Poetry, Transmission of the Unsayable: Chase Twichell
CHASE TWICHELL has published seven books of poetry: Horses Where the Answers Should Have Been: New & Selected Poems (Copper Canyon Press, 2010), which won the 2011 Kingsley Tufts Award from Claremont Graduate University, Dog Language (Copper Canyon Press, 2005), The Snow Watcher (Ontario Review Press, 1998), The Ghost of Eden (Ontario Review Press, 1998), Perdido (Farrar, Straus and Giroux, 1992), The Odds (University of Pittsburgh Press, 1986), and Northern Spy (University of Pittsburgh Press, 1981). She is also the translator, with Tony K. Stewart, of The Lover of God by Rabindranath Tagore, and co-editor of The Practice of Poetry: Writing Exercises from Poets Who Teach.
Her work has received fellowships from the National Endowment for the Arts, the Artists Foundation, the New Jersey State Council on the Arts, and the John Simon Guggenheim Memorial Foundation, and a Literature Award from the American Academy of Arts and Letters. In 1997 she won the Alice Fay Di Castagnola Award from the Poetry Society of America for The Snow Watcher. She was awarded a Smart Family Foundation Award in 2004 for poems published in the Yale Review. In 2010 Twichell was awarded an honorary doctorate from St. Lawrence University. After teaching for many years (Warren Wilson College, The University of Alabama, Goddard College, Hampshire College, and Princeton University), she left academia to start Ausable Press, a nonprofit publisher of poetry which was acquired by Copper Canyon Press in 2009. A student in the Mountains and Rivers Order at Zen Mountain Monastery, she lives in Upstate New York and Miami with her husband, the novelist Russell Banks.
You are originally from New Haven, Connecticut.

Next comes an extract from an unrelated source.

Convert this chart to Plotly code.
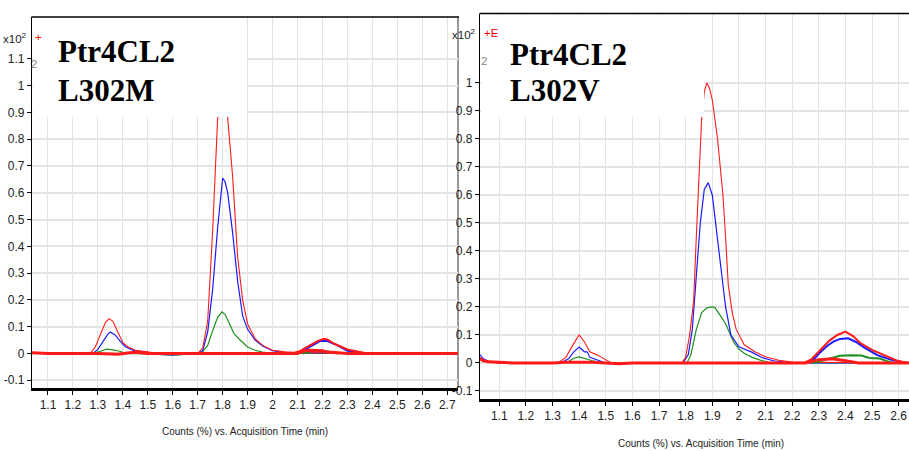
import plotly.graph_objects as go

# ---------------- data ----------------
# Left panel: Ptr4CL2 L302M
L_red_t = [1.036, 1.27, 1.29, 1.31, 1.33, 1.345, 1.36, 1.38, 1.40, 1.42, 1.45, 1.50, 1.53, 1.70, 1.72, 1.74, 1.75, 1.76, 1.78, 1.80, 1.82, 1.84, 1.86, 1.88, 1.90, 1.93, 1.96, 2.00, 2.05, 2.10, 2.743]
L_red_v = [0, 0, 0.025, 0.07, 0.115, 0.13, 0.12, 0.08, 0.04, 0.025, 0.012, 0.006, 0, 0, 0.02, 0.12, 0.27, 0.46, 0.88, 1.0, 0.88, 0.66, 0.36, 0.2, 0.11, 0.055, 0.03, 0.012, 0.006, 0.003, 0]
L_blue_t = [1.036, 1.28, 1.30, 1.32, 1.34, 1.35, 1.37, 1.39, 1.41, 1.44, 1.47, 1.50, 1.55, 1.60, 1.65, 1.70, 1.72, 1.74, 1.76, 1.78, 1.80, 1.81, 1.82, 1.84, 1.86, 1.88, 1.90, 1.93, 1.96, 2.00, 2.05, 2.743]
L_blue_v = [0, 0, 0.015, 0.045, 0.072, 0.08, 0.068, 0.045, 0.025, 0.012, 0.006, 0.002, -0.004, -0.005, -0.003, 0, 0.01, 0.08, 0.24, 0.47, 0.655, 0.64, 0.6, 0.45, 0.27, 0.14, 0.09, 0.05, 0.028, 0.01, 0.003, 0]
L_green_t = [1.036, 1.28, 1.31, 1.335, 1.36, 1.38, 1.40, 1.42, 1.50, 1.55, 1.60, 1.65, 1.70, 1.72, 1.74, 1.76, 1.78, 1.797, 1.81, 1.83, 1.845, 1.87, 1.90, 1.93, 1.96, 2.00, 2.743]
L_green_v = [0, 0, 0.008, 0.016, 0.013, 0.01, 0.004, 0, -0.002, -0.005, -0.006, -0.004, 0, 0.006, 0.03, 0.085, 0.135, 0.155, 0.145, 0.105, 0.075, 0.05, 0.024, 0.012, 0.005, 0, 0]
L_red2_t = [2.08, 2.11, 2.13, 2.15, 2.18, 2.205, 2.22, 2.245, 2.27, 2.30, 2.33, 2.36, 2.38]
L_red2_v = [0, 0.009, 0.02, 0.03, 0.046, 0.055, 0.052, 0.037, 0.026, 0.015, 0.009, 0.004, 0]
L_blue2_t = [2.10, 2.12, 2.15, 2.19, 2.22, 2.26, 2.30, 2.34, 2.37]
L_blue2_v = [0, 0.008, 0.025, 0.046, 0.046, 0.03, 0.01, 0.003, 0]
L_green2_t = [2.12, 2.16, 2.20, 2.23, 2.26]
L_green2_v = [0, 0.01, 0.01, 0.004, 0]
L_base_t = [1.036, 1.05, 1.07, 1.10, 1.30, 1.38, 1.42, 1.45, 1.50, 1.70, 2.10, 2.12, 2.15, 2.20, 2.22, 2.30, 2.743]
L_base_v = [0.003, 0.002, 0, 0, 0, -0.003, 0.002, 0.004, 0, 0, 0, 0.008, 0.012, 0.01, 0.005, 0, 0]

# Right panel: Ptr4CL2 L302V
R_red_t = [1.0275, 1.04, 1.06, 1.10, 1.32, 1.35, 1.38, 1.40, 1.42, 1.44, 1.47, 1.50, 1.52, 1.785, 1.80, 1.815, 1.83, 1.84, 1.85, 1.86, 1.87, 1.88, 1.89, 1.90, 1.92, 1.94, 1.95, 1.96, 1.975, 1.99, 2.02, 2.06, 2.10, 2.15, 2.20, 2.639]
R_red_v = [0.02, 0.01, 0.005, 0, 0, 0.02, 0.07, 0.1, 0.075, 0.04, 0.028, 0.01, 0, 0, 0.02, 0.1, 0.22, 0.45, 0.68, 0.87, 0.97, 1.0, 0.98, 0.94, 0.8, 0.6, 0.45, 0.28, 0.18, 0.12, 0.065, 0.04, 0.022, 0.01, 0.003, 0]
R_blue_t = [1.0275, 1.04, 1.06, 1.08, 1.10, 1.33, 1.36, 1.38, 1.40, 1.42, 1.43, 1.44, 1.47, 1.50, 1.79, 1.81, 1.825, 1.84, 1.855, 1.87, 1.885, 1.90, 1.92, 1.935, 1.95, 1.97, 2.00, 2.05, 2.09, 2.13, 2.20, 2.639]
R_blue_v = [0.03, 0.015, 0.006, 0.002, 0, 0, 0.015, 0.04, 0.057, 0.04, 0.04, 0.02, 0.01, 0, 0, 0.03, 0.12, 0.3, 0.5, 0.62, 0.644, 0.6, 0.44, 0.3, 0.2, 0.1, 0.058, 0.038, 0.018, 0.008, 0, 0]
R_green_t = [1.0275, 1.05, 1.10, 1.34, 1.36, 1.38, 1.40, 1.42, 1.45, 1.48, 1.805, 1.82, 1.84, 1.86, 1.88, 1.90, 1.91, 1.93, 1.95, 1.98, 2.00, 2.02, 2.05, 2.08, 2.12, 2.639]
R_green_v = [0.02, 0.005, 0, 0, 0.005, 0.017, 0.022, 0.016, 0.008, 0.002, 0, 0.03, 0.12, 0.18, 0.197, 0.2, 0.198, 0.17, 0.14, 0.075, 0.05, 0.035, 0.02, 0.01, 0, 0]
R_red2_t = [2.25, 2.27, 2.30, 2.34, 2.37, 2.40, 2.43, 2.455, 2.50, 2.555, 2.59, 2.62, 2.639]
R_red2_v = [0.003, 0.012, 0.04, 0.08, 0.1, 0.112, 0.095, 0.072, 0.047, 0.023, 0.01, 0.003, 0]
R_blue2_t = [2.26, 2.28, 2.30, 2.33, 2.355, 2.38, 2.41, 2.44, 2.47, 2.52, 2.57, 2.60, 2.639]
R_blue2_v = [0.003, 0.012, 0.033, 0.06, 0.076, 0.086, 0.088, 0.075, 0.056, 0.028, 0.012, 0.005, 0]
R_green2_t = [2.28, 2.31, 2.35, 2.38, 2.42, 2.46, 2.49, 2.53, 2.56, 2.58]
R_green2_v = [0, 0.008, 0.016, 0.026, 0.028, 0.027, 0.018, 0.016, 0.005, 0]
R_base_t = [1.0275, 1.04, 1.06, 1.10, 1.15, 1.30, 1.35, 1.45, 1.50, 1.55, 1.60, 2.25, 2.30, 2.35, 2.40, 2.45, 2.639]
R_base_v = [0.015, 0.008, 0.004, 0.002, 0, 0, 0.003, 0.003, 0, -0.003, 0, 0, 0.012, 0.015, 0.008, 0, 0]

L_xticks = [1.1, 1.2, 1.3, 1.4, 1.5, 1.6, 1.7, 1.8, 1.9, 2.0, 2.1, 2.2, 2.3, 2.4, 2.5, 2.6, 2.7]
L_xlabels = ["1.1", "1.2", "1.3", "1.4", "1.5", "1.6", "1.7", "1.8", "1.9", "2", "2.1", "2.2", "2.3", "2.4", "2.5", "2.6", "2.7"]
R_xticks = L_xticks[:-1]
R_xlabels = L_xlabels[:-1]
L_yticks = [-0.1, 0, 0.1, 0.2, 0.3, 0.4, 0.5, 0.6, 0.7, 0.8, 0.9, 1.0, 1.1]
L_ylabels = ["-0.1", "0", "0.1", "0.2", "0.3", "0.4", "0.5", "0.6", "0.7", "0.8", "0.9", "1", "1.1"]
R_yticks = L_yticks[:-1]
R_ylabels = L_ylabels[:-1]

xtitle = "Counts (%) vs. Acquisition Time (min)"
labels = [("Ptr4CL2", "L302M"), ("Ptr4CL2", "L302V")]

# ---------------- figure ----------------
W, H = 909, 451
def px(x):
    return x / W
def py(y):
    return 1 - y / H

RED, BLUE, GREEN = "#ff1a1a", "#1a1aff", "#1f8f1f"
fig = go.Figure()

def add(t, v, color, width, xa, ya):
    fig.add_trace(go.Scatter(x=t, y=v, mode="lines", line=dict(color=color, width=width),
                             xaxis=xa, yaxis=ya, showlegend=False, hoverinfo="skip"))

for xa, ya, series in [
    ("x", "y", [(L_green_t, L_green_v, GREEN, 1.2), (L_blue_t, L_blue_v, BLUE, 1.2), (L_red_t, L_red_v, RED, 1.1),
                (L_green2_t, L_green2_v, GREEN, 2), (L_blue2_t, L_blue2_v, BLUE, 2), (L_red2_t, L_red2_v, RED, 2),
                (L_base_t, L_base_v, RED, 3)]),
    ("x2", "y2", [(R_green_t, R_green_v, GREEN, 1.2), (R_blue_t, R_blue_v, BLUE, 1.2), (R_red_t, R_red_v, RED, 1.1),
                  (R_green2_t, R_green2_v, GREEN, 2), (R_blue2_t, R_blue2_v, BLUE, 2), (R_red2_t, R_red2_v, RED, 2),
                  (R_base_t, R_base_v, RED, 3)]),
]:
    for t, v, c, w in series:
        add(t, v, c, w, xa, ya)

NARROW = "Liberation Sans Narrow, Liberation Sans"
tickfont = dict(family=NARROW, size=12, color="#222")
xcommon = dict(showgrid=True, gridcolor="#e4e4e4", gridwidth=1, zeroline=False, showline=True,
               linecolor="black", linewidth=2.5, ticks="outside", ticklen=4, tickcolor="black",
               tickfont=tickfont)
ycommon = dict(showgrid=True, gridcolor="#e4e4e4", gridwidth=2, zeroline=False, showline=True,
               linecolor="black", linewidth=1.2, ticks="outside", ticklen=4, tickcolor="black",
               tickfont=tickfont)

fig.update_layout(
    width=W, height=H, margin=dict(l=0, r=0, t=0, b=0),
    paper_bgcolor="white", plot_bgcolor="white",
    xaxis=dict(domain=[px(32), px(458)], range=[1.036, 2.743], tickvals=L_xticks, ticktext=L_xlabels,
               anchor="y", **xcommon),
    yaxis=dict(domain=[py(388), py(17)], range=[-0.129, 1.256], tickvals=L_yticks, ticktext=L_ylabels,
               anchor="x", **ycommon),
    xaxis2=dict(domain=[px(480), 1.0], range=[1.0275, 2.639], tickvals=R_xticks, ticktext=R_xlabels,
                anchor="y2", **xcommon),
    yaxis2=dict(domain=[py(399), py(13.5)], range=[-0.1286, 1.248], tickvals=R_yticks, ticktext=R_ylabels,
                anchor="x2", **ycommon),
)

shapes = [
    # white label boxes that hide grid and peaks
    dict(type="rect", xref="paper", yref="paper", x0=px(33), x1=px(247), y0=py(117), y1=py(18),
         fillcolor="white", line=dict(width=0), layer="above"),
    dict(type="rect", xref="paper", yref="paper", x0=px(481), x1=px(704), y0=py(117), y1=py(14.5),
         fillcolor="white", line=dict(width=0), layer="above"),
    # frame lines
    dict(type="line", xref="paper", yref="paper", x0=px(31.5), x1=px(459), y0=py(17), y1=py(17),
         line=dict(color="black", width=1.5), layer="above"),
    dict(type="line", xref="paper", yref="paper", x0=px(458), x1=px(458), y0=py(388), y1=py(17),
         line=dict(color="#999999", width=2), layer="below"),
    dict(type="line", xref="paper", yref="paper", x0=px(479.5), x1=1.0, y0=py(13.5), y1=py(13.5),
         line=dict(color="black", width=1.5), layer="above"),
]
fig.update_layout(shapes=shapes)

small = dict(family=NARROW, size=11.5, color="#222")
ann = []
for (cx, cy) in [(245, 431), (701, 443)]:
    ann.append(dict(text=xtitle, xref="paper", yref="paper", x=px(cx), y=py(cy), xanchor="center",
                    yanchor="middle", showarrow=False, font=dict(family=NARROW, size=10, color="#222")))
for (x0, (l1, l2), y1, y2) in [(56, labels[0], 52, 90), (508, labels[1], 54, 90)]:
    for txt, yc in [(l1, y1), (l2, y2)]:
        ann.append(dict(text="<b>" + txt + "</b>", xref="paper", yref="paper", x=px(x0), y=py(yc),
                        xanchor="left", yanchor="middle", showarrow=False,
                        font=dict(family="Liberation Serif, Times New Roman, serif", size=31, color="black")))
for (xr, yc, ex) in [(29, 38, "+"), (478, 34, "+E")]:
    ann.append(dict(text="x10<sup>2</sup>", xref="paper", yref="paper", x=px(xr), y=py(yc), xanchor="right",
                    yanchor="middle", showarrow=False, font=small))
    ann.append(dict(text=ex, xref="paper", yref="paper", x=px(xr + 4), y=py(yc - 1), xanchor="left",
                    yanchor="middle", showarrow=False, font=dict(family=NARROW, size=11.5, color="red")))
for (xg, yg) in [(34, 64), (484, 61)]:
    ann.append(dict(text="2", xref="paper", yref="paper", x=px(xg), y=py(yg), xanchor="center",
                    yanchor="middle", showarrow=False, font=dict(family=NARROW, size=11.5, color="#888")))
fig.update_layout(annotations=ann)

fig.write_html("out.html")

What drew you to settle in Keene and the Adirondacks? Do you do much hiking or mountain climbing?
I went to school in New Haven until I was fourteen, but we spent summers, vacations, and many weekends in the Adirondacks of upstate New York. My father was a high school teacher, so he worked on an academic schedule. The time spent in the last significant wilderness east of the Rockies was the single most profound influence on my life and work. Twenty-five years ago, my husband and I bought a house there, and it’s been our full or half-time home ever since. I do more hiking than climbing these days but spend much of my time in the woods, which endlessly fascinate me and where I feel most at home in the world.
Do you agree with some poets that poetry concerns the subconscious and delves deeper than the conscious mind?

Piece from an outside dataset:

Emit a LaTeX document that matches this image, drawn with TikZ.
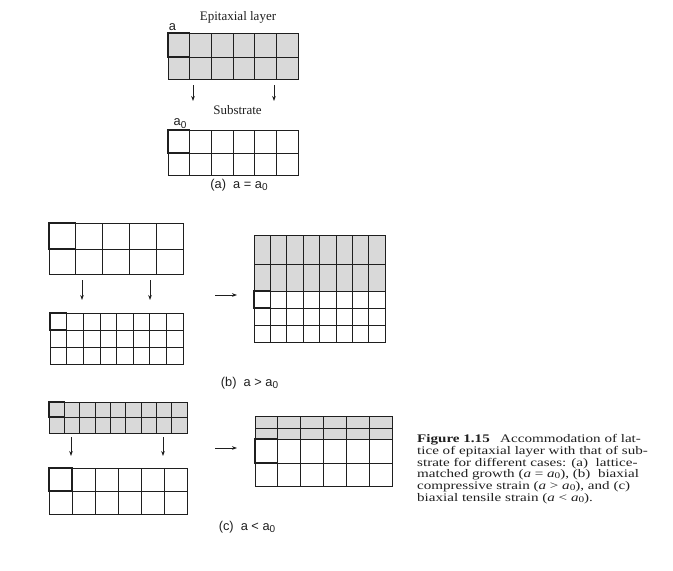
\documentclass[tikz,border=0pt]{standalone}
\usepackage{fontspec}
\setmainfont{Liberation Serif}
\setsansfont{Liberation Sans}
\newfontfamily\capfont[FakeStretch=1.3]{Liberation Serif}
\usetikzlibrary{arrows.meta}
\definecolor{epi}{gray}{0.85}
\definecolor{ink}{gray}{0.12}
\newcommand\zs{\raisebox{-2.6pt}{\fontsize{10}{10}\selectfont 0}}
\newcommand\zc{\raisebox{-1pt}{\fontsize{8.7}{8.7}\selectfont 0}}
\newcommand\latgrid[6]{%
  \draw[cell] (#1,#3) rectangle (#2,#4);
  \pgfmathsetmacro\gdx{(#2-#1)/#5}
  \foreach \k in {1,...,#5} {\draw[cell] ({#1+\k*\gdx},#3) -- ({#1+\k*\gdx},#4);}
  \foreach \yy in {#6} {\draw[cell] (#1,\yy) -- (#2,\yy);}
}
\begin{document}
\begin{tikzpicture}[x=1pt,y=-1pt,
  cell/.style={draw=ink,line width=0.7pt},
  heavy/.style={draw=ink,line width=1.25pt},
  iface/.style={draw=ink,line width=1.0pt},
  arr/.style={draw=ink,line width=0.7pt,-{Stealth[length=5pt,width=3.6pt]}},
  lab/.style={font=\sffamily\fontsize{12.8}{15}\selectfont,inner sep=0pt,text=ink},
  ser/.style={font=\fontsize{13}{15}\selectfont,inner sep=0pt,text=ink},
  capline/.style={font=\capfont\fontsize{11.6}{12}\selectfont,inner sep=0pt,anchor=base west,text=ink}]
\useasboundingbox (0,0) rectangle (673,571);

% ---------- (a) ----------
\fill[epi] (168,33) rectangle (298,79);
\latgrid{168}{298}{33}{79}{6}{57}
\draw[heavy] (168,33) rectangle (189.67,57);
\node[ser] (epilab) at (238,17) {Epitaxial layer};
\node[lab] (alab) at (172.5,27) {a};
\coordinate (a1s) at (193,85); \coordinate (a1e) at (193,101);
\coordinate (a2s) at (274,85); \coordinate (a2e) at (274,101);
\draw[arr] (a1s) -- (a1e);
\draw[arr] (a2s) -- (a2e);
\node[ser] (sublab) at (237.5,110) {Substrate};
\latgrid{168}{298}{130}{175}{6}{153}
\draw[heavy] (168,130) rectangle (189.67,153);
\node[lab] (a0lab) at (180,123.5) {a\zs};
\node[lab] (capa) at (239,185) {(a)\ \ a = a\zs};

% ---------- (b) ----------
\latgrid{49}{183}{223}{274}{5}{249}
\draw[heavy] (49,223) rectangle (75.8,249);
\coordinate (b1s) at (82,280); \coordinate (b1e) at (82,300);
\coordinate (b2s) at (150,280); \coordinate (b2e) at (150,300);
\draw[arr] (b1s) -- (b1e);
\draw[arr] (b2s) -- (b2e);
\latgrid{50}{183}{313}{364}{8}{330,347}
\draw[heavy] (50,313) rectangle (66.6,330);
\fill[epi] (254,235) rectangle (385,291);
\latgrid{254}{385}{235}{342}{8}{264,291,308,325}
\draw[iface] (254,264) -- (385,264);
\draw[iface] (254,291) -- (385,291);
\draw[heavy] (254,291) rectangle (270.4,308);
\coordinate (bhs) at (215,295); \coordinate (bhe) at (237,295);
\draw[arr] (bhs) -- (bhe);
\node[lab] (capb) at (249.5,383) {(b)\ \ a > a\zs};

% ---------- (c) ----------
\fill[epi] (49,402) rectangle (187,433);
\latgrid{49}{187}{402}{433}{9}{417}
\draw[heavy] (49,402) rectangle (64.3,417);
\coordinate (c1s) at (71,437); \coordinate (c1e) at (71,456);
\coordinate (c2s) at (163,437); \coordinate (c2e) at (163,456);
\draw[arr] (c1s) -- (c1e);
\draw[arr] (c2s) -- (c2e);
\latgrid{49}{187}{468}{514}{6}{491}
\draw[heavy] (49,468) rectangle (72,491);
\fill[epi] (255,416) rectangle (392,439);
\latgrid{255}{392}{416}{486}{6}{428,439,463}
\draw[iface] (255,439) -- (392,439);
\draw[heavy] (255,439) rectangle (277.8,463);
\coordinate (chs) at (215,448); \coordinate (che) at (237,448);
\draw[arr] (chs) -- (che);
\node[lab] (capc) at (247,527) {(c)\ \ a < a\zs};

% ---------- caption ----------
\node[capline] (cap1) at (417,442.7) {\textbf{Figure 1.15}\hspace{0.9em}Accommodation of lat-};
\node[capline] (cap2) at (417,454.4) {tice of epitaxial layer with that of sub-};
\node[capline] (cap3) at (417,466.1) {strate for different cases: (a)\ \ lattice-};
\node[capline] (cap4) at (417,477.8) {matched growth (\textit{a} = \textit{a}\zc), (b)\ \ biaxial};
\node[capline] (cap5) at (417,489.5) {compressive strain (\textit{a} > \textit{a}\zc), and (c)};
\node[capline] (cap6) at (417,501.2) {biaxial tensile strain (\textit{a} < \textit{a}\zc).};
\end{tikzpicture}
\end{document}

Poetry lives on the frontier between the two. I think of the painter Paul Klee saying, “If I paint what I know, I bore myself. If I paint what you know, I bore you. Therefore I paint what I don’t know.” Each poem has to bring back something previously unknown or unarticulated. That’s why an “idea” for a poem rarely results in the kind of surprise we hope for: a discovery or sudden insight that seems to come from somewhere outside or beyond us. When a poet merely expresses emotion or follows logic to a conclusion, or describes something, however beautifully or dramatically or precisely, what does he learn? That’s just craft. But when a poet is willing to risk not-knowing, that’s when something might happen. I think this is what Mandelshtam meant when he said that the poem should be an event on the page.

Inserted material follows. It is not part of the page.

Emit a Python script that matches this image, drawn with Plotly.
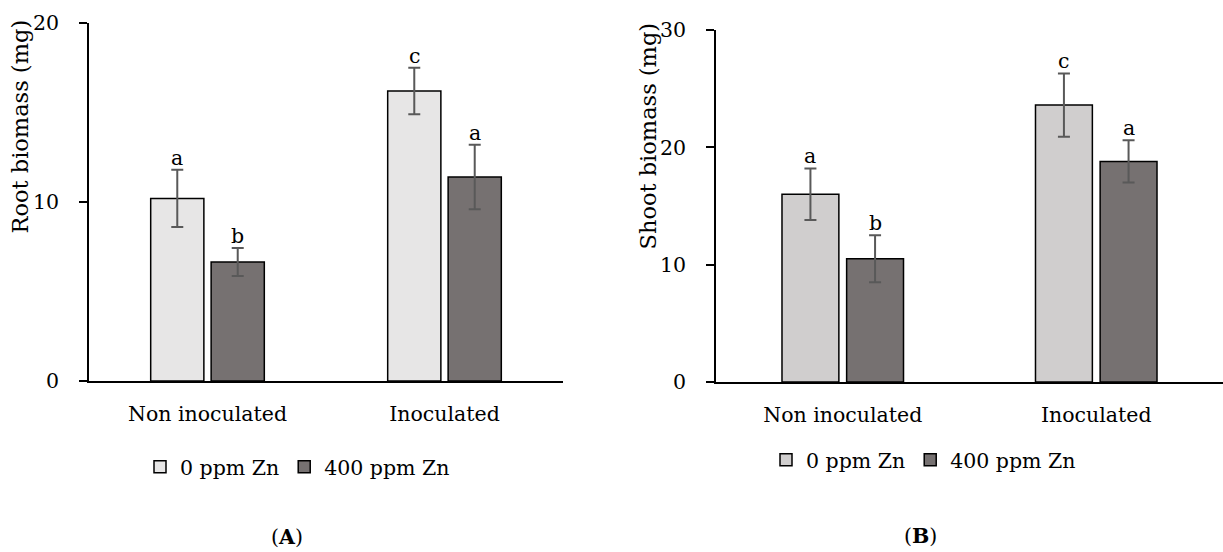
import plotly.graph_objects as go

categories = ["Non inoculated", "Inoculated"]
series_names = ["0 ppm Zn", "400 ppm Zn"]

root_0 = [10.2, 16.2]
root_0_err = [1.6, 1.3]
root_400 = [6.65, 11.4]
root_400_err = [0.78, 1.8]
root_letters_0 = ["a", "c"]
root_letters_400 = ["b", "a"]

shoot_0 = [16.0, 23.6]
shoot_0_err = [2.2, 2.7]
shoot_400 = [10.5, 18.8]
shoot_400_err = [2.0, 1.8]
shoot_letters_0 = ["a", "c"]
shoot_letters_400 = ["b", "a"]

root_ticks = [0, 10, 20]
shoot_ticks = [0, 10, 20, 30]

FONT = "DejaVu Serif"
FS = 20.5
FS_TITLE = 22.5
C_LIGHT_A = "#e7e6e6"
C_LIGHT_B = "#d0cece"
C_DARK = "#767171"
ERR_C = "#595959"

W, H = 1223, 552

fig = go.Figure()

def add_bars(vals, errs, name, color, xa, ya, legend, offsetgroup):
    fig.add_trace(go.Bar(
        x=categories, y=vals, name=name, xaxis=xa, yaxis=ya, legend=legend,
        offsetgroup=offsetgroup,
        marker=dict(color=color, line=dict(color="black", width=1.5)),
        error_y=dict(type="data", array=errs, visible=True, color=ERR_C, thickness=2, width=6),
        hoverinfo="skip",
    ))

add_bars(root_0, root_0_err, series_names[0], C_LIGHT_A, "x", "y", "legend", "1")
add_bars(root_400, root_400_err, series_names[1], C_DARK, "x", "y", "legend", "2")
add_bars(shoot_0, shoot_0_err, series_names[0], C_LIGHT_B, "x2", "y2", "legend2", "1")
add_bars(shoot_400, shoot_400_err, series_names[1], C_DARK, "x2", "y2", "legend2", "2")

BARGAP = 0.49
annotations = []
OFF = (1 - BARGAP) / 4  # bar centre offset from category centre, in category units

def add_letters(vals, errs, letters, sign, xref, yref):
    for i, (v, e, t) in enumerate(zip(vals, errs, letters)):
        annotations.append(dict(
            x=i + sign * OFF, y=v + e, xref=xref, yref=yref, text=t, showarrow=False,
            yanchor="bottom", xanchor="center", yshift=-2,
            font=dict(family=FONT, size=FS, color="black"),
        ))

add_letters(root_0, root_0_err, root_letters_0, -1, "x", "y")
add_letters(root_400, root_400_err, root_letters_400, 1, "x", "y")
add_letters(shoot_0, shoot_0_err, shoot_letters_0, -1, "x2", "y2")
add_letters(shoot_400, shoot_400_err, shoot_letters_400, 1, "x2", "y2")

annotations += [
    dict(x=20 / W, y=1 - 126.5 / H, xref="paper", yref="paper", text="Root biomass (mg)",
         textangle=-90, showarrow=False, xanchor="center", yanchor="middle",
         font=dict(family=FONT, size=FS_TITLE, color="black")),
    dict(x=648 / W, y=1 - 136.5 / H, xref="paper", yref="paper", text="Shoot biomass (mg)",
         textangle=-90, showarrow=False, xanchor="center", yanchor="middle",
         font=dict(family=FONT, size=FS_TITLE, color="black")),
    dict(x=287 / W, y=1 - 537 / H, xref="paper", yref="paper", text="(<b>A</b>)",
         showarrow=False, xanchor="center", yanchor="middle",
         font=dict(family=FONT, size=FS, color="black")),
    dict(x=920 / W, y=1 - 536 / H, xref="paper", yref="paper", text="(<b>B</b>)",
         showarrow=False, xanchor="center", yanchor="middle",
         font=dict(family=FONT, size=FS, color="black")),
]

axis_font = dict(family=FONT, size=FS, color="black")
xcommon = dict(type="category", range=[-0.5, 1.5], showline=True, linecolor="black", linewidth=1.5,
               ticks="", showgrid=False, zeroline=False, tickfont=axis_font, ticklabelstandoff=14,
               fixedrange=True, automargin=False)
ycommon = dict(showline=True, linecolor="black", linewidth=1.5, ticks="outside", ticklen=8,
               tickwidth=1.5, tickcolor="black", showgrid=False, zeroline=False, tickfont=axis_font,
               ticklabelstandoff=16, fixedrange=True, automargin=False)

fig.update_layout(
    width=W, height=H, margin=dict(l=0, r=0, t=0, b=0, autoexpand=False),
    paper_bgcolor="white", plot_bgcolor="white",
    font=dict(family=FONT, size=FS, color="black"),
    barmode="group", bargap=BARGAP, bargroupgap=0.12,
    xaxis=dict(domain=[89 / W, 563 / W], anchor="y", **xcommon),
    yaxis=dict(domain=[1 - 381 / H, 1 - 23 / H], anchor="x", range=[0, 20], tickvals=root_ticks, **ycommon),
    xaxis2=dict(domain=[716 / W, 1.0], anchor="y2", **xcommon),
    yaxis2=dict(domain=[1 - 382 / H, 1 - 30 / H], anchor="x2", range=[0, 30], tickvals=shoot_ticks, **ycommon),
    legend=dict(orientation="h", x=140 / W, y=1 - 467 / H, xanchor="left", yanchor="middle",
                font=dict(family=FONT, size=FS, color="black"), itemwidth=30,
                bgcolor="rgba(0,0,0,0)", itemclick=False, itemdoubleclick=False),
    legend2=dict(orientation="h", x=766 / W, y=1 - 460 / H, xanchor="left", yanchor="middle",
                 font=dict(family=FONT, size=FS, color="black"), itemwidth=30,
                 bgcolor="rgba(0,0,0,0)", itemclick=False, itemdoubleclick=False),
    annotations=annotations,
    showlegend=True,
)

fig.write_html("out.html", config={"displayModeBar": False},
               post_script="document.body.style.margin='0px';")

You have stated that you are interested in writing “little poems that are acute glimpses of things.” Are there poets who write this type of intensely concise poem you admire? Could you say that this type of poem is reminiscent of haiku though without that form’s traditional constraints?
I seem to be going through a sort of minimalist phase, and for several years have been reading mostly ancient Chinese and Japanese work: Han Shan, Du Fu, Ryokan, Basho, Issa, Wang Wei, Su T’ung Po, Buson, etc. and lots of anonymous work by monks and Zen teachers. I’m less interested in them formally than I am in their delicacy of perception, head-on frontality, and lack of decoration. Because Japanese, for example, is a language in which we hear pitch and intonation rather than stress, as in English, counting syllables in English makes no sense to my ear. When there’s no stress, we hear the syllable count. When there is, we hear beats. My first introduction to short vivid takes on human consciousness was the early work of Merwin, Bly, Snyder, James Wright, some of Levertov, and Creeley. Among contemporary poets, I particularly admire Joseph Stroud for his purely American take on the qualities I mentioned above; though many of his poems are longer, they have about them a lucidity and directness that I find powerful. Also, he never shows off!